» **Supplied information**
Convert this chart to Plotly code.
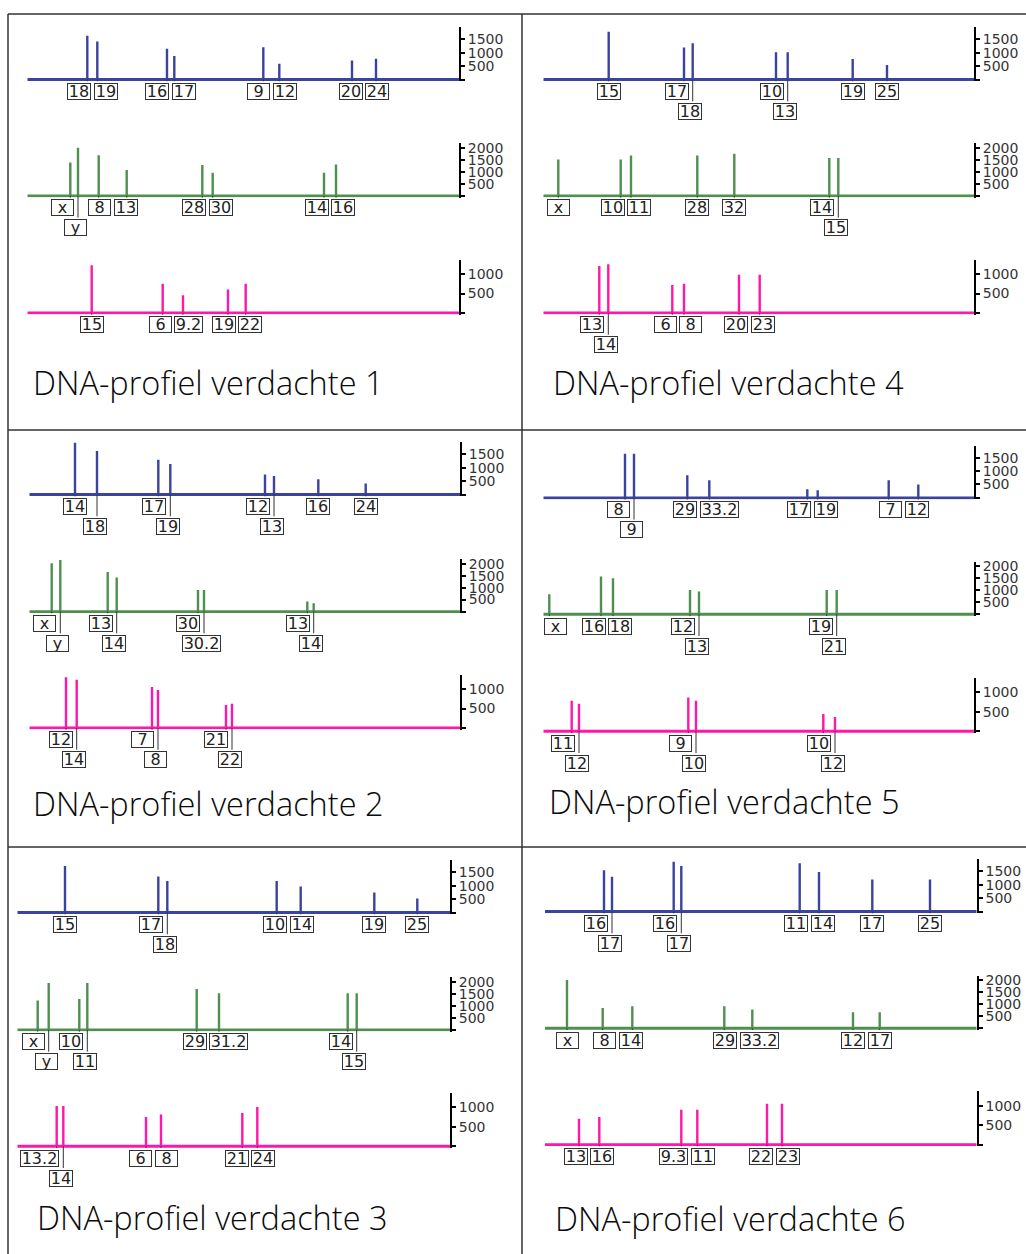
import math
import plotly.graph_objects as go

W, H = 1026, 1254

# ----------------------------------------------------------------- data
# Per suspect and dye: allele labels, fragment position along the trace (size units)
# and peak height (RFU), grouped per locus.
S1_BLUE_ALLELES  = [["18", "19"], ["16", "17"], ["9", "12"], ["20", "24"]]
S1_BLUE_SIZES    = [[60, 70], [139.7, 147], [236, 252], [324.7, 348.7]]
S1_BLUE_HEIGHTS  = [[1640, 1418], [1147, 876], [1210, 592], [715, 777]]
S1_GREEN_ALLELES = [["x", "y"], ["8", "13"], ["28", "30"], ["14", "16"]]
S1_GREEN_SIZES   = [[43, 50.7], [71.4, 99.4], [175, 185.4], [296.7, 308.7]]
S1_GREEN_HEIGHTS = [[1395, 2005], [1700, 1080], [1287, 967], [967, 1311]]
S1_PINK_ALLELES  = [["15"], ["6", "9.2"], ["19", "22"]]
S1_PINK_SIZES    = [[64.4], [135.4, 155.7], [200.7, 218.4]]
S1_PINK_HEIGHTS  = [[1225], [750, 457], [605, 750]]

S2_BLUE_ALLELES  = [["14", "18"], ["17", "19"], ["12", "13"], ["16"], ["24"]]
S2_BLUE_SIZES    = [[45.7, 67.7], [129, 141], [235.7, 244.7], [289], [336.4]]
S2_BLUE_HEIGHTS  = [[1950, 1630], [1305, 1145], [746, 697], [574], [410]]
S2_GREEN_ALLELES = [["x", "y"], ["13", "14"], ["30", "30.2"], ["13", "14"]]
S2_GREEN_SIZES   = [[22.4, 31], [78.4, 87.4], [168.7, 174.7], [278, 284.4]]
S2_GREEN_HEIGHTS = [[2015, 2155], [1655, 1418], [905, 905], [417, 346]]
S2_PINK_ALLELES  = [["12", "14"], ["7", "8"], ["21", "22"]]
S2_PINK_SIZES    = [[36.7, 47.4], [122.7, 128.7], [196.7, 202.7]]
S2_PINK_HEIGHTS  = [[1306, 1239], [1050, 973], [589, 625]]

S3_BLUE_ALLELES  = [["15"], ["17", "18"], ["10", "14"], ["19"], ["25"]]
S3_BLUE_SIZES    = [[47.7], [141, 150], [259.4, 283.4], [357], [400]]
S3_BLUE_HEIGHTS  = [[1742], [1343, 1182], [1182, 970], [746], [522]]
S3_GREEN_ALLELES = [["x", "y"], ["10", "11"], ["29", "31.2"], ["14", "15"]]
S3_GREEN_SIZES   = [[20.4, 31.4], [62, 70], [179.4, 201.7], [330.4, 339.4]]
S3_GREEN_HEIGHTS = [[1222, 1960], [1292, 1960], [1710, 1526], [1526, 1526]]
S3_PINK_ALLELES  = [["13.2", "14"], ["6", "8"], ["21", "24"]]
S3_PINK_SIZES    = [[39.4, 46], [128.7, 143.7], [225, 240]]
S3_PINK_HEIGHTS  = [[1032, 1032], [750, 819], [852, 1006]]

S4_BLUE_ALLELES  = [["15"], ["17", "18"], ["10", "13"], ["19"], ["25"]]
S4_BLUE_SIZES    = [[65.4], [140.7, 149.4], [232.7, 244.4], [309.4], [343.7]]
S4_BLUE_HEIGHTS  = [[1790], [1200, 1357], [1024, 1024], [765], [544]]
S4_GREEN_ALLELES = [["x"], ["10", "11"], ["28"], ["32"], ["14", "15"]]
S4_GREEN_SIZES   = [[15], [77.4, 87.7], [154], [191], [286, 295]]
S4_GREEN_HEIGHTS = [[1520], [1520, 1685], [1685], [1755], [1577, 1577]]
S4_PINK_ALLELES  = [["13", "14"], ["6", "8"], ["20", "23"]]
S4_PINK_SIZES    = [[56, 65], [129, 140.7], [195.7, 216.4]]
S4_PINK_HEIGHTS  = [[1207, 1251], [716, 750], [982, 982]]

S5_BLUE_ALLELES  = [["8", "9"], ["29", "33.2"], ["17", "19"], ["7", "12"]]
S5_BLUE_SIZES    = [[81.7, 90.7], [144, 166], [264, 274.4], [345.4, 375]]
S5_BLUE_HEIGHTS  = [[1652, 1652], [847, 660], [324, 287], [660, 496]]
S5_GREEN_ALLELES = [["x"], ["16", "18"], ["12", "13"], ["19", "21"]]
S5_GREEN_SIZES   = [[6], [57.7, 69.7], [146.7, 155.7], [283.4, 293.4]]
S5_GREEN_HEIGHTS = [[834], [1572, 1500], [1017, 946], [1017, 1017]]
S5_PINK_ALLELES  = [["11", "12"], ["9", "10"], ["10", "12"]]
S5_PINK_SIZES    = [[28.4, 35.7], [145, 152.7], [280, 291.7]]
S5_PINK_HEIGHTS  = [[786, 709], [870, 786], [443, 366]]

S6_BLUE_ALLELES  = [["16", "17"], ["16", "17"], ["11", "14"], ["17"], ["25"]]
S6_BLUE_SIZES    = [[59, 67], [128.7, 136.3], [254.7, 274], [327.3], [385]]
S6_BLUE_HEIGHTS  = [[1545, 1305], [1865, 1705], [1805, 1480], [1194], [1194]]
S6_GREEN_ALLELES = [["x"], ["8", "14"], ["29", "33.2"], ["12", "17"]]
S6_GREEN_SIZES   = [[22], [57.7, 87.3], [179.3, 207.3], [308, 334.7]]
S6_GREEN_HEIGHTS = [[2018], [850, 917], [917, 780], [667, 667]]
S6_PINK_ALLELES  = [["13", "16"], ["9.3", "11"], ["22", "23"]]
S6_PINK_SIZES    = [[34, 54.3], [136.3, 152.3], [222, 237]]
S6_PINK_HEIGHTS  = [[666, 707], [896, 896], [1050, 1050]]

CAPTION_PREFIX = "DNA-profiel verdachte"
SUSPECTS = [1, 2, 3, 4, 5, 6]
DYES = ["blue", "green", "pink"]
Y_TICKS = {"blue": [0, 500, 1000, 1500],
           "green": [0, 500, 1000, 1500, 2000],
           "pink": [0, 500, 1000]}

DATA = {
    (1, "blue"): (S1_BLUE_ALLELES, S1_BLUE_SIZES, S1_BLUE_HEIGHTS),
    (1, "green"): (S1_GREEN_ALLELES, S1_GREEN_SIZES, S1_GREEN_HEIGHTS),
    (1, "pink"): (S1_PINK_ALLELES, S1_PINK_SIZES, S1_PINK_HEIGHTS),
    (2, "blue"): (S2_BLUE_ALLELES, S2_BLUE_SIZES, S2_BLUE_HEIGHTS),
    (2, "green"): (S2_GREEN_ALLELES, S2_GREEN_SIZES, S2_GREEN_HEIGHTS),
    (2, "pink"): (S2_PINK_ALLELES, S2_PINK_SIZES, S2_PINK_HEIGHTS),
    (3, "blue"): (S3_BLUE_ALLELES, S3_BLUE_SIZES, S3_BLUE_HEIGHTS),
    (3, "green"): (S3_GREEN_ALLELES, S3_GREEN_SIZES, S3_GREEN_HEIGHTS),
    (3, "pink"): (S3_PINK_ALLELES, S3_PINK_SIZES, S3_PINK_HEIGHTS),
    (4, "blue"): (S4_BLUE_ALLELES, S4_BLUE_SIZES, S4_BLUE_HEIGHTS),
    (4, "green"): (S4_GREEN_ALLELES, S4_GREEN_SIZES, S4_GREEN_HEIGHTS),
    (4, "pink"): (S4_PINK_ALLELES, S4_PINK_SIZES, S4_PINK_HEIGHTS),
    (5, "blue"): (S5_BLUE_ALLELES, S5_BLUE_SIZES, S5_BLUE_HEIGHTS),
    (5, "green"): (S5_GREEN_ALLELES, S5_GREEN_SIZES, S5_GREEN_HEIGHTS),
    (5, "pink"): (S5_PINK_ALLELES, S5_PINK_SIZES, S5_PINK_HEIGHTS),
    (6, "blue"): (S6_BLUE_ALLELES, S6_BLUE_SIZES, S6_BLUE_HEIGHTS),
    (6, "green"): (S6_GREEN_ALLELES, S6_GREEN_SIZES, S6_GREEN_HEIGHTS),
    (6, "pink"): (S6_PINK_ALLELES, S6_PINK_SIZES, S6_PINK_HEIGHTS),
}

# ----------------------------------------------------------------- layout / style
PANEL_LAYOUT = {
    1: dict(x0=27.3, x1=459.0, base=[76.7, 193.3, 310.7], cap=(30.7, 380.5)),
    2: dict(x0=29.3, x1=460.0, base=[492.7, 610.0, 726.7], cap=(30.7, 802.0)),
    3: dict(x0=17.3, x1=450.0, base=[911.7, 1029.3, 1146.0], cap=(35.0, 1217.5)),
    4: dict(x0=543.3, x1=974.0, base=[76.7, 193.3, 310.7], cap=(550.7, 380.5)),
    5: dict(x0=543.3, x1=974.0, base=[496.0, 612.7, 730.0], cap=(546.7, 800.5)),
    6: dict(x0=545.0, x1=976.7, base=[910.7, 1027.7, 1144.3], cap=(552.7, 1218.0)),
}
# loci whose second label sits on a lower row
STAGGER = {
    (1, "green"): [0],
    (2, "blue"): [0, 1, 2], (2, "green"): [0, 1, 2, 3], (2, "pink"): [0, 1, 2],
    (3, "blue"): [1], (3, "green"): [0, 1, 3], (3, "pink"): [0],
    (4, "blue"): [1, 2], (4, "green"): [4], (4, "pink"): [0],
    (5, "blue"): [0], (5, "green"): [2, 3], (5, "pink"): [0, 1, 2],
    (6, "blue"): [0, 1],
}
COLORS = {"blue": "#3b43a0", "green": "#4f8f4f", "pink": "#ff17a7"}
UNITS_PER_PX = {"blue": 500 / 13.4, "green": 500 / 12.0, "pink": 500 / 19.5}
YRANGE = {"blue": (-62, 1950), "green": (-70, 2200), "pink": (-42, 1370)}

LBL_FS = 16
LBL_FONT = "DejaVu Sans"
BOX_H = 15
GAP0, GAP1 = 3.3, 23.3


def text_w(t):
    em = {".": 0.318, "x": 0.592, "y": 0.592}
    return sum(em.get(c, 0.636) for c in t) * LBL_FS


def inner_w(t):
    return max(21, math.ceil(text_w(t)) + 1)


def outer_w(t):
    return inner_w(t) + 2


def place(alleles, sizes, staggered):
    if len(alleles) == 1:
        w = outer_w(alleles[0])
        return [(max(sizes[0], w / 2 + 1), 0)]
    p1, p2 = sizes
    w1, w2 = outer_w(alleles[0]), outer_w(alleles[1])
    if staggered:
        c1 = min(p1, p2 - 4 - w1 / 2)
        c2 = p2 - 2.5
        res = [(c1, 0), (c2, 1)]
    else:
        m = (p1 + p2) / 2
        res = [(m - 1.25 - w1 / 2, 0), (m + 1.25 + w2 / 2, 0)]
    c1 = max(res[0][0], w1 / 2 + 1)
    return [(c1, res[0][1]), res[1]]


fig = go.Figure()
layout = {}
annotations = []
n = 0
for s in SUSPECTS:
    pl = PANEL_LAYOUT[s]
    L = pl["x1"] - pl["x0"]
    for di, dye in enumerate(DYES):
        n += 1
        xa = "x" if n == 1 else "x%d" % n
        ya = "y" if n == 1 else "y%d" % n
        upp = UNITS_PER_PX[dye]
        r0, r1 = YRANGE[dye]
        base = pl["base"][di]
        bot_px = base + (-r0) / upp
        top_px = base - r1 / upp
        layout["xaxis" if n == 1 else "xaxis%d" % n] = dict(
            domain=[pl["x0"] / W, pl["x1"] / W], range=[0, L], visible=False,
            anchor=ya, fixedrange=True)
        tv = Y_TICKS[dye]
        layout["yaxis" if n == 1 else "yaxis%d" % n] = dict(
            domain=[1 - bot_px / H, 1 - top_px / H], range=[r0, r1], anchor=xa,
            side="right", showline=True, linecolor="black", linewidth=2,
            ticks="outside", ticklen=4, tickwidth=2, tickcolor="black",
            tickvals=tv, ticktext=["" if v == 0 else str(v) for v in tv],
            tickfont=dict(family="DejaVu Sans", size=14, color="#333"),
            showgrid=False, zeroline=False, fixedrange=True)

        alleles, sizes, heights = DATA[(s, dye)]
        # baseline
        fig.add_trace(go.Scatter(x=[0, L], y=[0, 0], mode="lines",
                                 line=dict(color=COLORS[dye], width=2.8),
                                 xaxis=xa, yaxis=ya, hoverinfo="skip", showlegend=False))
        px, py = [], []
        for loc_s, loc_h in zip(sizes, heights):
            for p, h in zip(loc_s, loc_h):
                px += [p, p, None]
                py += [0, h, None]
        fig.add_trace(go.Scatter(x=px, y=py, mode="lines",
                                 line=dict(color=COLORS[dye], width=2.4),
                                 xaxis=xa, yaxis=ya, hoverinfo="skip", showlegend=False))
        stag = STAGGER.get((s, dye), [])
        for li, (loc_a, loc_s) in enumerate(zip(alleles, sizes)):
            for (c, tier), a, p in zip(place(loc_a, loc_s, li in stag), loc_a, loc_s):
                gap = GAP0 if tier == 0 else GAP1
                annotations.append(dict(
                    xref=xa, yref=ya, x=p, y=0, text="", showarrow=True,
                    ax=0, ay=gap, arrowhead=0, arrowwidth=1, arrowcolor="#333",
                    standoff=0, startstandoff=0, font=dict(size=1)))
                annotations.append(dict(
                    xref=xa, yref=ya, x=c, y=0, xanchor="center", yanchor="top",
                    yshift=-gap, text=a, showarrow=False, width=inner_w(a),
                    height=BOX_H, borderpad=0, borderwidth=1, bordercolor="#333",
                    bgcolor="white", align="center", valign="middle",
                    font=dict(family=LBL_FONT, size=LBL_FS, color="#222")))
    cx, cy = pl["cap"]
    annotations.append(dict(xref="paper", yref="paper", x=cx / W, y=1 - cy / H,
                            xanchor="left", yanchor="middle", showarrow=False,
                            text="%s %d" % (CAPTION_PREFIX, s),
                            font=dict(family="Open Sans", size=32.5, weight=300, color="#0a0a0a")))

border = dict(color="#333", width=1.5)
shapes = [
    dict(type="line", xref="paper", yref="paper", x0=8 / W, x1=1, y0=1 - 11 / H, y1=1 - 11 / H, line=border),
    dict(type="line", xref="paper", yref="paper", x0=8 / W, x1=1, y0=1 - 428 / H, y1=1 - 428 / H, line=border),
    dict(type="line", xref="paper", yref="paper", x0=8 / W, x1=1, y0=1 - 846 / H, y1=1 - 846 / H, line=border),
    dict(type="line", xref="paper", yref="paper", x0=8 / W, x1=8 / W, y0=0, y1=1 - 11 / H, line=border),
    dict(type="line", xref="paper", yref="paper", x0=522 / W, x1=522 / W, y0=0, y1=1 - 11 / H, line=border),
]

fig.update_layout(width=W, height=H, autosize=False,
                  margin=dict(l=0, r=0, t=0, b=0),
                  paper_bgcolor="white", plot_bgcolor="white",
                  showlegend=False, annotations=annotations, shapes=shapes, **layout)
fig.write_html("out.html", config={"displayModeBar": False},
               post_script="document.body.style.margin='0';document.body.style.overflow='hidden';")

» **Problem to solve**
Please quote the lines of the material, beginning with the first and ending with the one that contains "W, H = 1026, 1254", exactly as written and without any pictures.

» **Response**
Convert this chart to Plotly code.
import math
import plotly.graph_objects as go

W, H = 1026, 1254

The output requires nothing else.